> _Goal_
Exclude the pictures, then copy word for word the lines running from the beginning of the records through the line with "import * as".

++++++

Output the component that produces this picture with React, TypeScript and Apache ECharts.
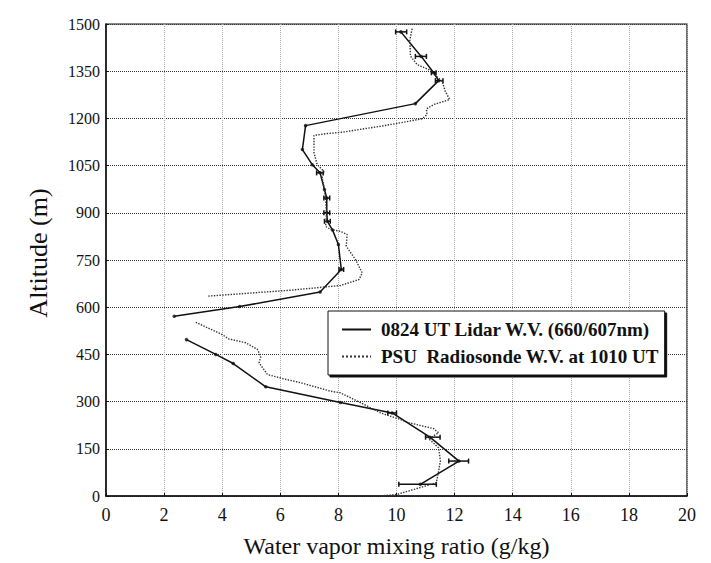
import React, { useEffect, useRef } from "react";
import * as echarts from "echarts";

// Lidar water vapour profile: [mixing ratio g/kg, altitude m]
const lidarUpper: number[][] = [
  [10.15, 1475], [10.85, 1397], [11.28, 1345], [11.45, 1320], [10.65, 1247],
  [6.87, 1177], [6.76, 1101], [7.1, 1053], [7.37, 1027], [7.52, 974],
  [7.6, 947], [7.6, 900], [7.62, 873], [7.8, 845], [8.0, 799], [8.1, 720],
  [7.37, 648], [4.6, 602], [2.35, 571],
];
const lidarLower: number[][] = [
  [2.77, 497], [3.78, 450], [4.38, 421], [5.5, 347], [8.07, 297],
  [9.85, 264], [11.15, 187], [12.15, 111], [10.82, 37],
];
// Lidar error bars: [low, high, altitude]
const lidarErrors: number[][] = [
  [9.97, 10.35, 1475], [10.65, 11.03, 1397], [11.2, 11.36, 1345], [11.34, 11.6, 1320],
  [7.25, 7.48, 1027], [7.5, 7.7, 947], [7.5, 7.7, 900], [7.52, 7.72, 873],
  [8.02, 8.18, 720], [9.7, 10.0, 264], [11.0, 11.5, 187], [11.8, 12.48, 111],
  [10.08, 11.37, 37],
];
// Radiosonde profile: [mixing ratio g/kg, altitude m]
const sondeUpper: number[][] = [
  [10.54, 1485], [10.46, 1451], [10.48, 1398], [10.71, 1371], [11.11, 1355],
  [11.57, 1318], [11.68, 1286], [11.83, 1260], [11.28, 1244], [11.03, 1230],
  [11.05, 1212], [10.88, 1199], [10.14, 1186], [9.45, 1175], [8.88, 1167],
  [8.13, 1156], [7.62, 1152], [7.16, 1146], [7.16, 1091], [7.27, 1053],
  [7.5, 1032], [7.44, 1011], [7.5, 984], [7.56, 942], [7.59, 900],
  [7.56, 857], [7.73, 847], [8.07, 841], [8.3, 831], [8.27, 794],
  [8.47, 767], [8.59, 751], [8.82, 709], [8.71, 688], [8.07, 669],
  [6.36, 654], [3.49, 635],
];
const sondeLower: number[][] = [
  [3.09, 552], [4.0, 513], [4.23, 499], [4.81, 487], [5.21, 466],
  [5.33, 444], [5.27, 423], [5.56, 386], [6.13, 372], [6.7, 360],
  [7.73, 333], [8.07, 328], [8.88, 291], [9.45, 264], [10.14, 243],
  [10.42, 233], [11.28, 214], [11.45, 201], [11.11, 182], [11.45, 153],
  [11.51, 111], [11.45, 79], [11.37, 42], [10.02, 5], [9.45, 0],
];

const LIDAR_NAME = "0824 UT Lidar W.V. (660/607nm)";
const SONDE_NAME = "PSU  Radiosonde W.V. at 1010 UT";
const FONT = "Liberation Serif";

export default function App() {
  const ref = useRef<HTMLDivElement>(null);
  useEffect(() => {
    if (!ref.current) return;
    const chart = echarts.init(ref.current, undefined, { renderer: "svg" });
    const lidarLine = { color: "#111", width: 1.5, type: "solid" as const };
    const sondeLine = { color: "#333", width: 1.4, type: "dotted" as const };
    chart.setOption({
      animation: false,
      backgroundColor: "#fff",
      grid: {
        left: 106, right: 24, top: 24, bottom: 67,
        show: true, borderColor: "#111", borderWidth: 1.2,
      },
      legend: {
        left: 328, top: 311, orient: "vertical",
        data: [LIDAR_NAME, SONDE_NAME],
        itemWidth: 29, itemHeight: 14, itemGap: 8,
        padding: [9, 6, 9, 13],
        borderColor: "#111", borderWidth: 1, backgroundColor: "#fff",
        shadowColor: "#111", shadowOffsetX: 2, shadowOffsetY: 2, shadowBlur: 0,
        selectedMode: false,
        itemStyle: { opacity: 0 },
        textStyle: {
          fontFamily: FONT, fontSize: 19, fontWeight: "bold", color: "#111",
          padding: [0, 0, 0, 5],
        },
      },
      xAxis: {
        type: "value", min: 0, max: 20, interval: 2,
        name: "Water vapor mixing ratio (g/kg)",
        nameLocation: "middle", nameGap: 38,
        nameTextStyle: { fontFamily: FONT, fontSize: 24, color: "#111" },
        axisLine: { lineStyle: { color: "#111", width: 1.5 } },
        axisTick: { inside: true, length: 3, lineStyle: { color: "#111" } },
        axisLabel: { fontFamily: FONT, fontSize: 18, color: "#111", margin: 10 },
        splitLine: { show: true, lineStyle: { color: "#aaa", type: "dotted", width: 1 } },
      },
      yAxis: {
        type: "value", min: 0, max: 1500, interval: 150,
        name: "Altitude (m)",
        nameLocation: "middle", nameGap: 55,
        nameTextStyle: { fontFamily: FONT, fontSize: 26, color: "#111", padding: [0, 0, 0, 14] },
        axisLine: { lineStyle: { color: "#111", width: 1.5 } },
        axisTick: { inside: true, length: 3, lineStyle: { color: "#111" } },
        axisLabel: {
          fontFamily: FONT, fontSize: 16, color: "#111", margin: 6,
          padding: [0, 0, 10, 0],
          formatter: (v: number) => String(v),
        },
        splitLine: { show: true, lineStyle: { color: "#333", type: "dotted", width: 1 } },
      },
      series: [
        { name: LIDAR_NAME, type: "line", data: lidarUpper, symbol: "none", lineStyle: lidarLine, itemStyle: { color: "#111" } },
        { name: LIDAR_NAME, type: "line", data: lidarLower, symbol: "none", lineStyle: lidarLine, itemStyle: { color: "#111" } },
        { name: SONDE_NAME, type: "line", data: sondeUpper, symbol: "none", lineStyle: sondeLine, itemStyle: { color: "#333" } },
        { name: SONDE_NAME, type: "line", data: sondeLower, symbol: "none", lineStyle: sondeLine, itemStyle: { color: "#333" } },
        {
          name: "lidar points", type: "scatter",
          data: [...lidarUpper, ...lidarLower],
          symbolSize: 3.5, itemStyle: { color: "#111" },
        },
        {
          name: "lidar errors", type: "custom",
          data: lidarErrors,
          encode: { x: [0, 1], y: 2 },
          renderItem: (params: any, api: any) => {
            const y = api.value(2);
            const p1 = api.coord([api.value(0), y]);
            const p2 = api.coord([api.value(1), y]);
            const st = { stroke: "#111", lineWidth: 1.5 };
            return {
              type: "group",
              children: [
                { type: "line", shape: { x1: p1[0], y1: p1[1], x2: p2[0], y2: p2[1] }, style: st },
                { type: "line", shape: { x1: p1[0], y1: p1[1] - 2.5, x2: p1[0], y2: p1[1] + 2.5 }, style: st },
                { type: "line", shape: { x1: p2[0], y1: p2[1] - 2.5, x2: p2[0], y2: p2[1] + 2.5 }, style: st },
              ],
            };
          },
        },
      ],
    });
    return () => chart.dispose();
  }, []);
  return <div ref={ref} style={{ width: 711, height: 563, position: "absolute", left: 0, top: 0 }} />;
}
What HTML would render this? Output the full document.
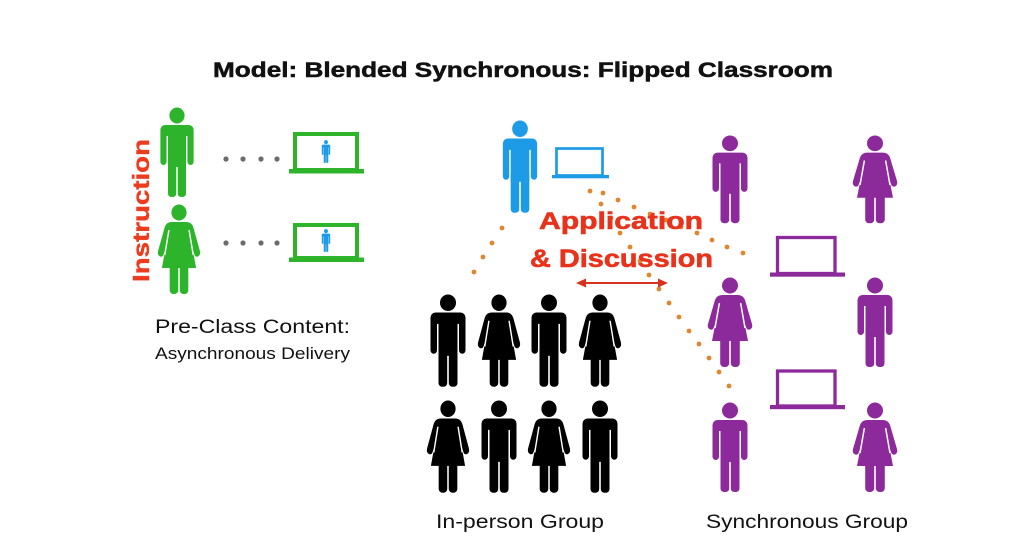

++++++

> _Right answer_
Output the component that produces this picture with React, TypeScript and Apache ECharts.
import React, { useEffect, useRef } from "react";
import * as echarts from "echarts";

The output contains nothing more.